Et pour cause. L'argument est bêtement financier : la ville recherche quelques économies de bouts de chandelle comme elle le confirme avec force détours dans un communiqué que relaie le DL. Alors que les élus Piollistes jettent des sommes considérables par les fenêtres en dépenses (projets dispendieux, absence de mutualisation avec la métro, masse salariale, locaux vides qui nous coûtent...), ils sont prêts à torpiller une structure centrale pour la vie sociale et culturelle d'un quartier pour quelques économies risibles eu égard aux besoins de la ville exsangue après 10 ans de gestion par les Verts. 

Exemple de bonne gestion des deniers publics : pendant que la municipalité menace le théâtre Prémol pour quelques milliers d'euros, le pavillon des mobilités sur la Presqu'ile impulsé par Eric Piolle / Yann Mongaburu, dont la construction a coûté 13 millions d'euros... pour être aujourd'hui quasi entièrement vide.

LES INSUPPORTABLES ÉLÉMENTS DE LANGAGE HABITUELS

Le communiqué "de la ville de Grenoble" (non-signé par les élus décisionnaires qui n'assument évidemment pas) est un empilement des éléments de langage habituels, où les poncifs bateau ("la ville est attachée à la présence d’un lieu culturel ouvert"..) succèdent aux engagements qui relèvent carrément de la contre-vérité (elle veut "renforcer le dynamisme et l’offre culturelle du quartier" avec un projet qui aurait l'effet inverse) et aux provocations en parlant de "discussion toujours ouverte"....

GENEVIÈVE BERTHET (LA CORDÉE) : "C'EST DU BARATIN !"

Heureusement, mardi, les participants n'étaient pas dupes. Et ont pu compter sur un renfort de poids : Geneviève Berthet, ancienne Présidente de la Cordée (l'association d'éducation populaire de la Villeneuve qui avait vu son conventionnement brutalement interrompu en même temps que le plateau fin 2022). "La mairie a un projet et elle va l’appliquer, comme au Plateau, à la Cordée. C’est exactement ce qu’on a vécu. On nous a dit du jour au lendemain que c’était fini. Ne vous laissez pas endormir, tout ce qu’on vous raconte pour vous garder de la place ici, c’est du baratin !" relate le DL. 

LA MÉCANIQUE DES VERTS/LFI S'EST ENRAYÉE

L'avertissement de Geneviève Berthet confirme que quelque chose s'est cassé dans la mécanique municipale qui a pendant de longues années enfumé tout le monde grâce à une communication bien huilée. Leurs méthodes sont désormais connues, on voit leur (absence de) résultats : leurs discours ne trompent plus. La divorce est consommé y compris avec des personnes plutôt proches de leurs idées, comme on l'a vu avec la lettre ouverte d'Henri Touati, fondateur et directeur de 1986 à 2014 du Centre des Arts du Récit, ex directeur de MJC, qui a longuement démonté le projet prévu par les Verts.

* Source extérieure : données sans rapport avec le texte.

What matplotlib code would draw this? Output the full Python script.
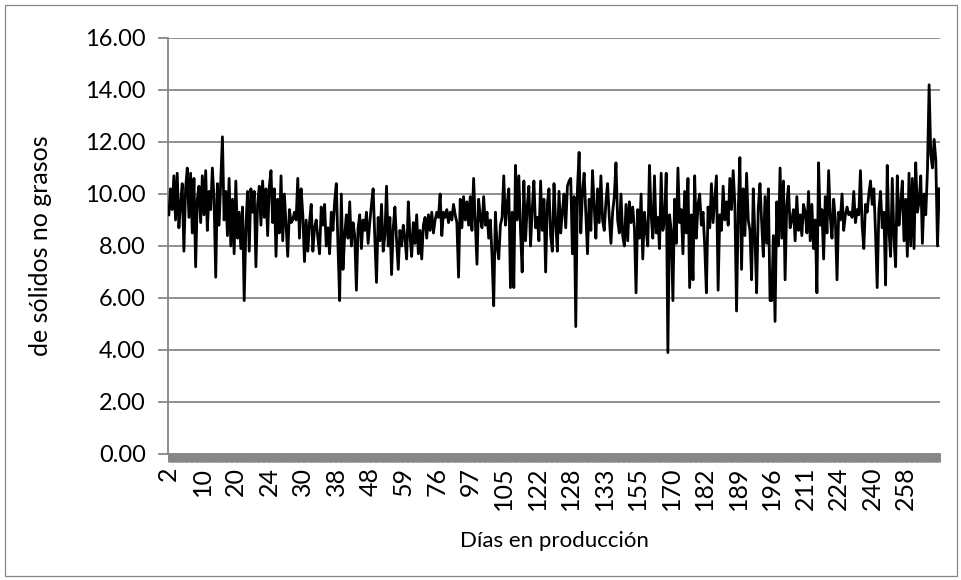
import numpy as np
import matplotlib
matplotlib.use('Agg')
import matplotlib.pyplot as plt
from matplotlib.patches import Rectangle
from matplotlib.ticker import FormatStrFormatter

plt.rcParams['font.family'] = ['Lato', 'DejaVu Sans']

### Data: solids-not-fat per sample, ordered by days in production
snf_values = [
    9.2, 10.2, 9.4, 10.7, 9.0, 10.8, 8.7, 9.6, 10.4, 7.8, 10.2, 11.0, 9.1, 10.8, 8.5, 10.6, 7.2, 9.8, 10.3, 8.9,
    10.7, 9.2, 10.9, 8.6, 10.1, 9.4, 11.0, 9.8, 6.8, 10.4, 8.8, 10.5, 12.2, 9.0, 10.1, 8.4, 10.6, 8.0, 9.8, 7.7,
    10.5, 8.3, 9.3, 7.9, 9.5, 5.9, 8.7, 10.1, 7.8, 10.2, 9.3, 10.1, 7.2, 9.6, 10.3, 8.8, 10.5, 9.1, 10.2, 8.4,
    10.3, 10.9, 8.9, 10.2, 7.6, 9.8, 8.5, 10.7, 8.2, 10.0, 8.8, 7.6, 9.4, 8.9, 9.0, 9.3, 9.0, 10.6, 8.3, 10.2,
    9.2, 7.4, 9.0, 7.8, 8.9, 9.6, 7.8, 8.7, 9.0, 8.3, 7.7, 9.5, 8.8, 9.6, 8.0, 8.7, 7.7, 9.3, 8.6, 9.7,
    10.4, 8.0, 5.9, 10.0, 7.1, 8.4, 9.2, 8.3, 9.7, 8.0, 8.9, 8.4, 6.3, 8.7, 9.2, 7.9, 9.0, 8.6, 9.3, 8.1,
    8.9, 9.6, 10.2, 8.3, 6.6, 9.1, 8.2, 9.6, 7.8, 8.4, 10.3, 8.0, 9.1, 6.9, 8.7, 9.5, 8.2, 7.1, 8.6, 8.0,
    8.8, 8.3, 7.5, 9.7, 8.4, 7.6, 8.9, 8.1, 9.2, 7.7, 8.6, 7.5, 8.8, 9.1, 8.3, 9.2, 8.6, 9.3, 8.5, 9.0,
    9.3, 9.1, 10.0, 8.4, 9.3, 9.1, 9.4, 8.9, 9.3, 9.0, 9.6, 9.2, 8.9, 6.8, 9.8, 8.7, 9.9, 9.0, 9.7, 8.8,
    9.9, 8.6, 10.6, 8.9, 7.3, 9.8, 9.1, 8.7, 9.9, 8.8, 9.3, 8.3, 9.0, 7.6, 5.7, 9.3, 8.0, 7.5, 8.8, 9.1,
    10.7, 8.8, 9.6, 10.2, 6.4, 9.3, 6.4, 11.1, 9.0, 10.7, 8.6, 7.0, 10.5, 8.2, 9.5, 10.3, 8.0, 9.4, 10.5, 8.7,
    9.1, 8.2, 10.5, 8.6, 9.8, 7.0, 9.6, 10.2, 8.4, 7.8, 10.4, 8.9, 7.8, 10.1, 8.5, 9.3, 10.0, 8.7, 10.3, 10.5,
    10.6, 7.7, 9.9, 4.9, 10.2, 11.6, 8.5, 10.1, 10.8, 9.2, 7.7, 9.8, 8.6, 10.9, 9.5, 8.3, 10.2, 8.9, 10.7, 9.0,
    8.6, 9.7, 10.4, 9.1, 8.1, 9.3, 9.9, 11.2, 9.0, 8.5, 10.0, 8.4, 8.0, 9.6, 8.2, 9.7, 8.9, 9.5, 8.7, 6.2,
    9.4, 8.3, 10.0, 7.5, 9.3, 8.6, 8.0, 11.1, 9.2, 8.3, 10.7, 8.5, 9.1, 7.9, 10.8, 8.6, 9.0, 10.8, 3.9, 9.2,
    8.6, 5.9, 9.8, 8.1, 11.0, 8.9, 9.4, 7.7, 10.1, 8.5, 10.6, 6.4, 9.2, 6.7, 10.7, 8.3, 9.6, 10.0, 8.8, 9.3,
    8.0, 6.2, 9.5, 8.7, 10.4, 8.9, 9.8, 10.7, 6.3, 9.2, 8.6, 10.3, 9.0, 9.7, 8.8, 10.6, 9.4, 10.9, 9.6, 5.5,
    9.3, 11.4, 7.1, 10.2, 8.4, 10.8, 9.0, 8.6, 6.7, 10.2, 8.3, 6.2, 9.5, 10.4, 8.9, 7.6, 9.9, 8.1, 10.2, 5.9,
    5.9, 8.4, 5.1, 9.7, 8.0, 11.0, 8.3, 10.5, 6.7, 9.6, 10.3, 8.7, 9.0, 9.4, 8.2, 9.9, 8.6, 9.2, 8.4, 9.6,
    9.3, 8.5, 10.1, 8.2, 9.6, 7.9, 9.0, 6.2, 11.2, 8.8, 9.4, 7.5, 9.9, 8.5, 10.9, 9.1, 8.3, 9.8, 9.0, 6.7,
    9.3, 9.0, 10.0, 8.6, 9.2, 9.5, 9.2, 9.3, 9.1, 10.1, 8.9, 9.4, 9.2, 10.9, 8.8, 7.9, 9.6, 9.3, 10.0, 10.5,
    9.6, 10.2, 8.5, 6.4, 9.4, 10.1, 8.7, 9.3, 6.5, 11.1, 8.6, 7.6, 10.6, 8.3, 7.2, 10.7, 8.8, 9.6, 10.5, 8.2,
    9.8, 7.6, 10.8, 8.0, 10.6, 7.9, 11.2, 9.3, 9.7, 10.7, 8.1, 10.0, 9.2, 10.9, 14.2, 11.5, 11.0, 12.1, 11.3, 8.0, 10.2,
]

# day labels shown on the category axis (one every 20 samples)
day_labels = ['2', '10', '20', '24', '30', '38', '48', '59', '76', '97', '105', '122',
              '128', '133', '155', '170', '182', '189', '196', '211', '224', '240', '258']
label_step = 20

y_ticks = [0, 2, 4, 6, 8, 10, 12, 14, 16]

### Figure
W, H = 962, 580
fig = plt.figure(figsize=(W/100, H/100), dpi=100)
fig.patches.append(Rectangle((5/W, 4/H), 952/W, 571/H, transform=fig.transFigure,
                             fill=False, edgecolor='#868686', linewidth=0.9))

ax = fig.add_axes([168/W, 1 - 454/H, (940 - 168)/W, (454 - 38)/H])

n = len(snf_values)
x = np.arange(n)
ax.plot(x, snf_values, color='black', linewidth=2.0, solid_joinstyle='round', zorder=3)

grid_col = '#878787'
ax.set_xlim(-0.5, n - 0.5)
ax.set_ylim(0, 16)
ax.set_yticks(y_ticks)
ax.yaxis.set_major_formatter(FormatStrFormatter('%.2f'))
ax.yaxis.grid(True, color=grid_col, linewidth=1.3)
ax.set_axisbelow(True)

ax.set_xticks(x[::label_step][:len(day_labels)])
ax.set_xticklabels(day_labels, rotation=90)
ax.set_xticks(x, minor=True)

for side in ['top', 'right']:
    ax.spines[side].set_visible(False)
for side in ['left', 'bottom']:
    ax.spines[side].set_color(grid_col)
    ax.spines[side].set_linewidth(1.3)

ax.tick_params(axis='y', direction='out', length=7, width=1.3, color=grid_col,
               labelsize=17, pad=9)
ax.tick_params(axis='x', which='both', direction='out', length=6, width=2.2,
               color=grid_col, labelsize=18, pad=3)

ax.set_ylabel('de sólidos no grasos', fontsize=18, labelpad=24)
ax.set_xlabel('Días en producción', fontsize=16, labelpad=15)

fig.savefig('out.png', dpi=100)
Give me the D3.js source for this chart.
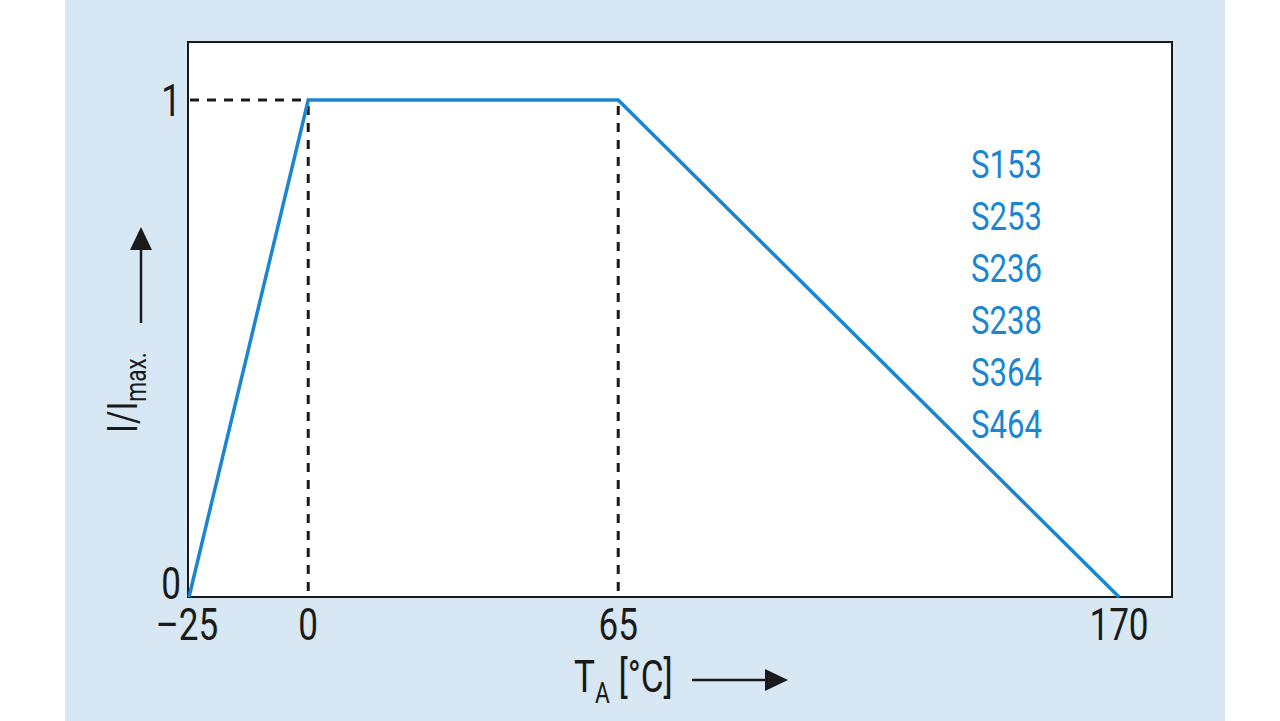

Henri Touati, ex fondateur et directeur des Arts du Récit, n'y est pas allé de main morte à propos du projet municipal en expliquant qu'il redessine "les contours des projets culturels et d'éducation populaire en imposant des orientations qui en dénaturent profondément leur esprit et leur essence".

"PRÊTS POUR LA GUERRE"

Le vocabulaire employé en dit long sur le ressentiment qu'a engendré la gestion Piolle : les participants à la réunion s'interrogent sur "comment on entre en résistance ?" pour sauver le théâtre (la journaliste confirmant qu'"ils sont tous prêts pour la guerre"). On monte encore d'un cran dans le rejet des Verts/LFI avec une sémantique guerrière qu'on aurait jamais pu imaginer il y a 10 ans, après l'élection d'une équipe qui revendiquait une "ville pour tous" et accédait au pouvoir au terme d'une campagne construite pour incarner la "joie", les "ruptures positives" etc.

LA FIN DE RÈGNE

Mais la coupe a bien de quoi déborder. Que ce soit pour l'éducation populaire (après le Plateau, la Cordée, la MJC mutualité..), la culture (dont la reprise en main a tué le théâtre, dont les critères de subventions brident les acteurs), les associations grenobloises (dernier exemple en date avec le judo à Mistral qui est mis dehors...). Les Piollistes ont aussi fait exploser leur camp politique, comme on le voit au conseil avec la multiplication des groupes issus de leur liste, mais aussi sur le terrain où leurs projets sont contestés désormais y compris par des collectifs de gauche

La fin de règne est aussi brutale que l'a été la gestion. Il s'achève dans les divisions, le ressentiment et les déceptions. Et des épisodes comme celui de la MJC Prémol risquent bien de l'accélérer encore.